● What you will do
Leave the pictures out and quote every line from the start of the listing to the line with "salary_gap = [1635, 2237, 1965, 1942]", inclusive.

● Records supplied
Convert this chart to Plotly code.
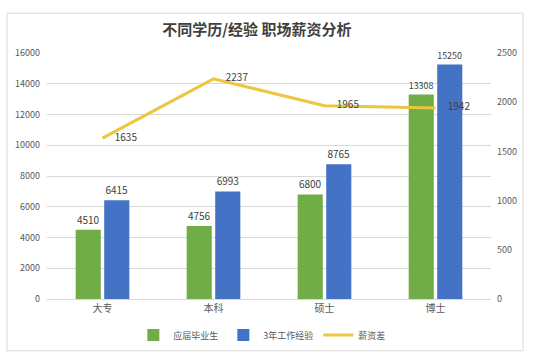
import plotly.graph_objects as go

categories = ["大专", "本科", "硕士", "博士"]
fresh_grad = [4510, 4756, 6800, 13308]
three_year = [6415, 6993, 8765, 15250]
salary_gap = [1635, 2237, 1965, 1942]

left_ticks = [0, 2000, 4000, 6000, 8000, 10000, 12000, 14000, 16000]
right_ticks = [0, 500, 1000, 1500, 2000, 2500]

FONT = "Noto Sans CJK SC, Noto Sans, sans-serif"
LABEL_COLOR = "#404040"
AXIS_COLOR = "#595959"

fig = go.Figure()
fig.add_trace(go.Bar(
    x=categories, y=fresh_grad, name="应届毕业生",
    marker=dict(color="#70AD47", line=dict(width=0)),
    text=[str(v) for v in fresh_grad], textposition="outside",
    textfont=dict(size=10, color=LABEL_COLOR, family=FONT),
    cliponaxis=False,
))
fig.add_trace(go.Bar(
    x=categories, y=three_year, name="3年工作经验",
    marker=dict(color="#4472C4", line=dict(width=0)),
    text=[str(v) for v in three_year], textposition="outside",
    textfont=dict(size=10, color=LABEL_COLOR, family=FONT),
    cliponaxis=False,
))
fig.add_trace(go.Scatter(
    x=categories, y=salary_gap, name="薪资差", yaxis="y2",
    mode="lines+markers+text",
    line=dict(color="#EBC63E", width=3),
    marker=dict(size=18, color="rgba(0,0,0,0)"),
    text=[str(v) for v in salary_gap], textposition="middle right",
    textfont=dict(size=10, color=LABEL_COLOR, family=FONT),
    cliponaxis=False,
))

fig.update_layout(
    width=533, height=360,
    margin=dict(l=47, r=42, t=53, b=60),
    paper_bgcolor="white", plot_bgcolor="white",
    font=dict(family=FONT, color=AXIS_COLOR, size=9),
    title=dict(text="<b>不同学历/经验 职场薪资分析</b>", x=0.482, y=0.917,
               xanchor="center", yanchor="middle",
               font=dict(size=15, color=LABEL_COLOR, family=FONT)),
    barmode="group", bargap=0.486, bargroupgap=0.12,
    xaxis=dict(showgrid=False, showline=True, linecolor="#D9D9D9",
               tickfont=dict(size=10, color=AXIS_COLOR), ticks=""),
    yaxis=dict(range=[0, 16000], tickvals=left_ticks, tickformat="d",
               showgrid=True, gridcolor="#D9D9D9", gridwidth=1, zeroline=False,
               tickfont=dict(size=9, color=AXIS_COLOR), ticklabelstandoff=6),
    yaxis2=dict(range=[0, 2500], tickvals=right_ticks, tickformat="d",
                overlaying="y", side="right", showgrid=False, zeroline=False,
                tickfont=dict(size=9, color=AXIS_COLOR), ticklabelstandoff=5),
    legend=dict(orientation="h", x=0.485, xanchor="center", y=-0.142,
                yanchor="middle", font=dict(size=9, color=AXIS_COLOR),
                traceorder="normal", itemwidth=30, tracegroupgap=0),
    shapes=[dict(type="rect", xref="paper", yref="paper",
                 x0=-0.09, x1=1.072, y0=-0.2105, y1=1.162,
                 line=dict(color="#D9D9D9", width=1), layer="below")],
    showlegend=True,
    hovermode=False,
)

fig.write_html("out.html", config={"displayModeBar": False},
               post_script="document.body.style.margin='0px';document.body.style.padding='0px';")
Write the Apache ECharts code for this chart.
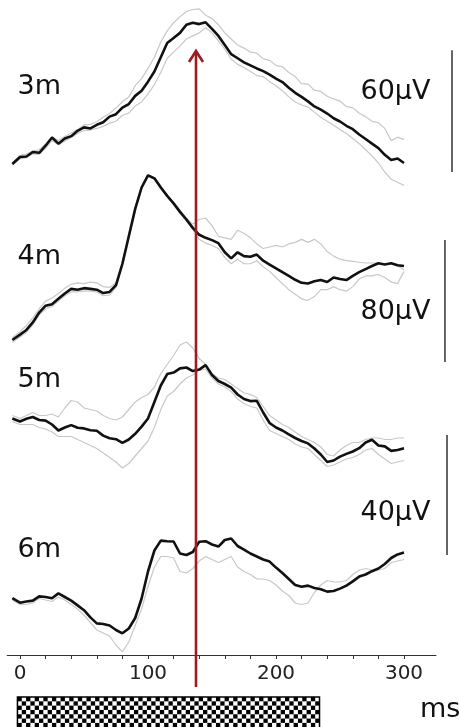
<!DOCTYPE html>
<html>
<head>
<meta charset="utf-8">
<script src="https://cdn.jsdelivr.net/npm/echarts@6/dist/echarts.min.js"></script>
<style>
  html, body { margin: 0; padding: 0; background: #fff; }
  #chart { width: 459px; height: 727px; }
</style>
</head>
<body>
<div id="chart"></div>
<script>
// sample times (ms), one every 5 ms
var times = [-6, 0, 5, 10, 15, 20, 25, 30, 35, 40, 45, 50, 55, 60, 65, 70, 75, 80, 85, 90,
  95, 100, 105, 110, 115, 120, 125, 130, 135, 140, 145, 150, 155, 160, 165, 170, 175, 180,
  185, 190, 195, 200, 205, 210, 215, 220, 225, 230, 235, 240, 245, 250, 255, 260, 265, 270,
  275, 280, 285, 290, 295, 300];

// 3 m (µV)
var black3m = [1.5, 4.9, 5.2, 7.4, 7.0, 10.5, 14.5, 11.5, 14.0, 15.2, 17.8, 19.5, 19.0, 20.8, 22.0,
  24.8, 26.0, 29.2, 31.0, 35.0, 37.5, 42.0, 47.0, 54.0, 61.0, 63.5, 66.0, 70.0, 71.0, 70.3, 71.2,
  68.0, 64.5, 60.0, 55.5, 53.5, 51.5, 50.0, 48.5, 47.2, 45.5, 43.5, 41.8, 39.0, 36.5, 34.5, 32.3,
  29.8, 28.2, 26.3, 24.0, 22.4, 20.3, 18.6, 16.0, 13.8, 11.5, 9.3, 6.0, 3.5, 4.2, 2.0];
var greyHi3m = [2.0, 5.7, 6.4, 7.9, 8.5, 11.3, 14.8, 13.0, 15.0, 16.7, 18.4, 20.7, 21.0, 22.3, 24.5,
  26.3, 29.0, 32.2, 34.5, 40.0, 43.5, 48.5, 54.0, 61.5, 67.0, 71.0, 74.0, 76.5, 77.5, 77.8, 74.7,
  73.0, 70.0, 66.0, 63.0, 60.0, 58.5, 56.5, 56.0, 53.2, 52.5, 50.0, 49.3, 46.5, 44.5, 41.0, 40.8,
  37.8, 37.2, 34.8, 33.5, 32.4, 29.8, 29.1, 26.5, 24.8, 22.5, 21.8, 19.0, 13.0, 14.7, 13.5];
var greyLo3m = [1.0, 4.0, 4.6, 6.5, 6.2, 9.3, 13.0, 11.0, 12.8, 14.5, 16.5, 18.0, 18.2, 19.0, 20.0,
  21.5, 22.5, 25.5, 26.5, 30.0, 32.0, 36.0, 40.5, 46.5, 53.5, 56.5, 59.5, 63.0, 64.5, 66.0, 68.5,
  66.0, 62.0, 58.0, 53.0, 50.5, 49.0, 47.0, 45.0, 44.5, 42.0, 40.0, 37.5, 34.5, 32.0, 30.5, 29.5,
  27.0, 24.5, 22.5, 20.5, 18.5, 16.5, 14.0, 11.5, 8.5, 5.5, 2.0, -2.5, -6.0, -7.5, -9.0];

// 4 m (µV)
var black4m = [0, 3.5, 6.6, 11.5, 18.0, 22.5, 23.5, 27.0, 30.5, 33.5, 33.0, 34.0, 33.5, 33.0, 30.8,
  31.5, 36.0, 50.0, 68.0, 86.0, 100.0, 108.0, 106.0, 100.0, 94.5, 89.6, 84.0, 79.0, 73.5, 69.0,
  67.0, 65.5, 63.5, 57.5, 53.5, 57.5, 55.0, 54.6, 56.0, 52.0, 49.5, 47.0, 44.5, 42.0, 39.5, 37.5,
  37.0, 38.5, 39.3, 38.0, 41.0, 40.0, 39.3, 42.0, 44.5, 46.5, 48.5, 50.3, 49.5, 50.3, 49.0, 48.5];
var greyHi4m = [1.5, 5.5, 9.5, 14.5, 20.5, 25.5, 27.5, 30.5, 34.0, 36.5, 37.5, 37.0, 38.0, 37.5, 35.0,
  34.5, 37.5, 51, 69, 87, 101, 108.5, 106.5, 101, 95, 90, 85, 80, 76, 79, 80, 75, 68, 67, 66, 72,
  70, 67, 63, 60, 61, 62, 61, 63, 64, 66, 64, 66, 63, 58, 55, 53, 52, 51.5, 51, 50.5, 50.5, 50.5,
  50, 50, 48.5, 46];
var greyLo4m = [-1.5, 2.0, 5.0, 10.0, 16.5, 20.5, 22.0, 25.5, 29.0, 31.5, 31.5, 32.0, 32.0, 31.5, 29.0,
  29.5, 34.5, 49, 67, 85, 99, 107.5, 105.5, 99.5, 94, 89, 83, 78, 72.5, 66, 63.5, 62, 60, 54, 50,
  53, 50, 50, 52, 48, 45, 41, 37, 33, 30, 27, 26, 28.5, 33, 33, 35, 33, 32, 35, 40, 42, 42, 43,
  41, 38, 37, 45];

// 5 m (µV)
var black5m = [-0.5, -1.5, -0.6, 0.0, -1.0, -1.2, -2.5, -4.5, -3.5, -2.7, -3.6, -3.8, -4.4, -4.6, -6.2,
  -7.1, -7.4, -8.6, -7.5, -5.6, -3.2, -0.5, 5.0, 10.5, 14.3, 14.8, 16.2, 16.5, 15.3, 15.8, 17.3,
  14.0, 12.0, 11.0, 9.8, 7.5, 6.0, 5.3, 5.4, 1.5, -2.0, -3.5, -4.5, -5.8, -7.0, -8.0, -8.8, -10.5,
  -12.5, -15.0, -14.5, -13.2, -12.3, -11.5, -10.4, -8.5, -7.6, -9.5, -9.8, -11.3, -11.0, -10.4];
var greyHi5m = [0.5, -0.5, 0.5, 1.5, 0.5, 0.5, 1.0, 0.0, 3.0, 5.5, 5.0, 3.0, 2.5, 2.0, 0.5, -0.5, -1.0,
  0.0, 2.5, 5.0, 6.5, 7.5, 10.0, 14.5, 17.5, 20.5, 24.0, 25.0, 23.0, 19.5, 17.5, 14.5, 13.0, 12.5,
  11.0, 9.5, 8.0, 7.5, 6.5, 3.5, 0.5, -1.0, -2.5, -3.5, -5.0, -6.5, -7.5, -8.5, -10.0, -12.5, -13.0,
  -11.0, -9.5, -8.5, -8.5, -7.5, -7.0, -7.0, -7.5, -7.5, -7.0, -7.0];
var greyLo5m = [-1.5, -2.5, -2.5, -2.5, -3.5, -4.0, -5.0, -6.5, -6.5, -6.5, -7.5, -8.5, -9.5, -10.5,
  -12.0, -13.5, -15.0, -17.0, -15.5, -13.0, -10.5, -8.0, -3.5, 2.5, 7.0, 8.5, 11.0, 13.0, 14.0, 15.5,
  16.0, 13.0, 11.0, 10.0, 8.5, 6.0, 4.5, 3.5, 3.0, -1.0, -4.5, -5.5, -6.5, -7.5, -9.0, -10.0, -10.5,
  -12.5, -14.5, -16.5, -16.0, -15.0, -14.0, -13.5, -12.5, -11.0, -10.5, -12.5, -14.0, -15.5, -15.0, -14.5];

// 6 m (µV)
var black6m = [0.6, -0.9, -0.5, -0.2, 1.2, 1.0, 0.6, 2.2, 1.0, -0.2, -1.8, -3.4, -5.8, -7.8, -8.0, -8.5,
  -10.0, -11.1, -9.5, -6.0, 0.5, 9.5, 16.5, 19.8, 19.6, 19.5, 15.5, 15.0, 16.0, 19.4, 19.6, 18.5,
  17.8, 20.0, 20.5, 18.0, 16.8, 15.5, 14.5, 13.5, 12.8, 10.8, 9.0, 7.0, 5.0, 4.4, 4.8, 4.0, 3.6,
  2.8, 3.0, 3.8, 4.8, 6.2, 7.8, 8.5, 9.6, 10.5, 12.0, 14.0, 15.2, 15.8];
var grey6m = [0.0, -1.5, -1.5, -1.0, 0.5, 0.0, -0.5, 1.0, 0.0, -1.5, -3.0, -5.0, -7.5, -10.0, -11.0,
  -12.0, -15.0, -17.3, -14.0, -8.5, -3.0, 4.5, 11.0, 14.5, 14.5, 14.0, 9.5, 9.0, 10.5, 13.0, 14.5,
  13.5, 12.5, 13.5, 14.5, 11.0, 9.5, 8.5, 7.0, 7.0, 6.5, 5.0, 3.0, 1.5, -1.0, -1.5, -1.0, 2.5, 5.0,
  6.5, 6.0, 6.0, 6.5, 8.5, 10.0, 10.5, 10.0, 10.0, 10.5, 12.5, 13.0, 13.5];

var traceNames = ['3m', '4m', '5m', '6m'];
var scaleBarsUv = [60, 80, 40];
var tickValues = [0, 20, 40, 60, 80, 100, 120, 140, 160, 180, 200, 220, 240, 260, 280, 300];
var tickLabels = [0, 100, 200, 300];
var stimulusMs = [-2, 234];
var arrowMs = 137.5;

var FONT = '"DejaVu Sans", sans-serif';
var X_MIN = -10, X_MAX = 325;
var LEFT = 7.2, WIDTH = 428.8;

// one panel per distance; px per µV differs (see scale bars)
var panels = [
  { top: 4.4, height: 203.3, min: -20, max: 80, black: black3m, greys: [greyHi3m, greyLo3m] },
  { top: 157, height: 213.5, min: -20, max: 120, black: black4m, greys: [greyHi4m, greyLo4m] },
  { top: 327, height: 150, min: -20, max: 30, black: black5m, greys: [greyHi5m, greyLo5m] },
  { top: 525, height: 135, min: -20, max: 25, black: black6m, greys: [grey6m] }
];

function pairs(vals) {
  return times.map(function (t, i) { return [t, vals[i]]; });
}

var grid = [], xAxis = [], yAxis = [], series = [];
panels.forEach(function (p, i) {
  grid.push({ left: LEFT, width: WIDTH, top: p.top, height: p.height });
  xAxis.push({ gridIndex: i, type: 'value', min: X_MIN, max: X_MAX, show: false });
  yAxis.push({ gridIndex: i, type: 'value', min: p.min, max: p.max, show: false });
  p.greys.forEach(function (g) {
    series.push({
      type: 'line', xAxisIndex: i, yAxisIndex: i, data: pairs(g),
      showSymbol: false, silent: true,
      lineStyle: { color: '#c8c8c8', width: 1.2 }
    });
  });
  series.push({
    type: 'line', xAxisIndex: i, yAxisIndex: i, data: pairs(p.black),
    showSymbol: false, silent: true,
    lineStyle: { color: '#111', width: 2.6 }
  });
});

// axis panel (full height, axis line at the bottom)
grid.push({ left: LEFT, width: WIDTH, top: 0, height: 655 });
xAxis.push({
  gridIndex: 4, type: 'value', min: X_MIN, max: X_MAX,
  axisLine: { show: true, lineStyle: { color: '#333', width: 1 } },
  axisTick: { show: true, length: 4, customValues: tickValues, lineStyle: { color: '#333' } },
  axisLabel: { customValues: tickLabels, fontSize: 20, fontFamily: FONT, color: '#222', margin: 9 },
  splitLine: { show: false }
});
yAxis.push({ gridIndex: 4, type: 'value', min: 0, max: 1, show: false });

// scale bars: [ms, base µV, base + amplitude]
var barSpots = [
  { panel: 0, x: 337.5, base: -2.5 },
  { panel: 1, x: 332, base: -14.4 },
  { panel: 3, x: 333.6, base: 15 }
];
barSpots.forEach(function (b, k) {
  series.push({
    type: 'custom', xAxisIndex: b.panel, yAxisIndex: b.panel, silent: true,
    data: [[b.x, b.base, b.base + scaleBarsUv[k]]],
    renderItem: function (params, api) {
      var p0 = api.coord([api.value(0), api.value(1)]);
      var p1 = api.coord([api.value(0), api.value(2)]);
      return { type: 'line', shape: { x1: p0[0], y1: p0[1], x2: p1[0], y2: p1[1] },
        style: { stroke: '#333', lineWidth: 1.5 } };
    }
  });
});

// checkerboard stimulus bar
series.push({
  type: 'custom', xAxisIndex: 4, yAxisIndex: 4, silent: true,
  data: [[stimulusMs[0], stimulusMs[1]]],
  renderItem: function (params, api) {
    var cs = params.coordSys;
    var x0 = api.coord([api.value(0), 0])[0];
    var x1 = api.coord([api.value(1), 0])[0];
    var y0 = cs.y + cs.height + 42;
    var cols = 70, s = (x1 - x0) / cols, rows = 8;
    var kids = [];
    for (var r = 0; r < rows; r++) {
      for (var c = 0; c < cols; c++) {
        if ((r + c) % 2 === 0) {
          kids.push({ type: 'rect', shape: { x: x0 + c * s, y: y0 + r * s, width: s, height: s },
            style: { fill: '#000' } });
        }
      }
    }
    kids.push({ type: 'rect', shape: { x: x0, y: y0, width: x1 - x0, height: 40 },
      style: { fill: 'none', stroke: '#000', lineWidth: 1.5 } });
    return { type: 'group', children: kids };
  }
});

// red arrow at the marked latency
series.push({
  type: 'custom', xAxisIndex: 4, yAxisIndex: 4, silent: true, z: 10,
  data: [[arrowMs, 0]],
  renderItem: function (params, api) {
    var cs = params.coordSys;
    var x = api.coord([api.value(0), 0])[0];
    var top = 51, bottom = cs.y + cs.height + 32;
    var st = { stroke: '#9e1b20', lineWidth: 2.6, fill: 'none' };
    return { type: 'group', children: [
      { type: 'line', shape: { x1: x, y1: bottom, x2: x, y2: top + 2 }, style: st },
      { type: 'polyline', shape: { points: [[x - 7, top + 11], [x, top], [x + 7, top + 11]] }, style: st }
    ] };
  }
});

var txt = function (text, x, y) {
  return { type: 'text', x: x, y: y, silent: true,
    style: { text: text, font: '27px ' + FONT, fill: '#111', verticalAlign: 'middle' } };
};

var chart = echarts.init(document.getElementById('chart'));
chart.setOption({
  animation: false,
  backgroundColor: '#fff',
  grid: grid,
  xAxis: xAxis,
  yAxis: yAxis,
  series: series,
  graphic: [
    txt(traceNames[0], 17.5, 87),
    txt(traceNames[1], 17.5, 257),
    txt(traceNames[2], 17.5, 380),
    txt(traceNames[3], 17.5, 550),
    txt(scaleBarsUv[0] + 'μV', 360.5, 92),
    txt(scaleBarsUv[1] + 'μV', 360.5, 312),
    txt(scaleBarsUv[2] + 'μV', 360.5, 513),
    txt('ms', 420, 710)
  ]
});
</script>
</body>
</html>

● Output
Convert this chart to Plotly code.
import plotly.graph_objects as go

categories = ["大专", "本科", "硕士", "博士"]
fresh_grad = [4510, 4756, 6800, 13308]
three_year = [6415, 6993, 8765, 15250]
salary_gap = [1635, 2237, 1965, 1942]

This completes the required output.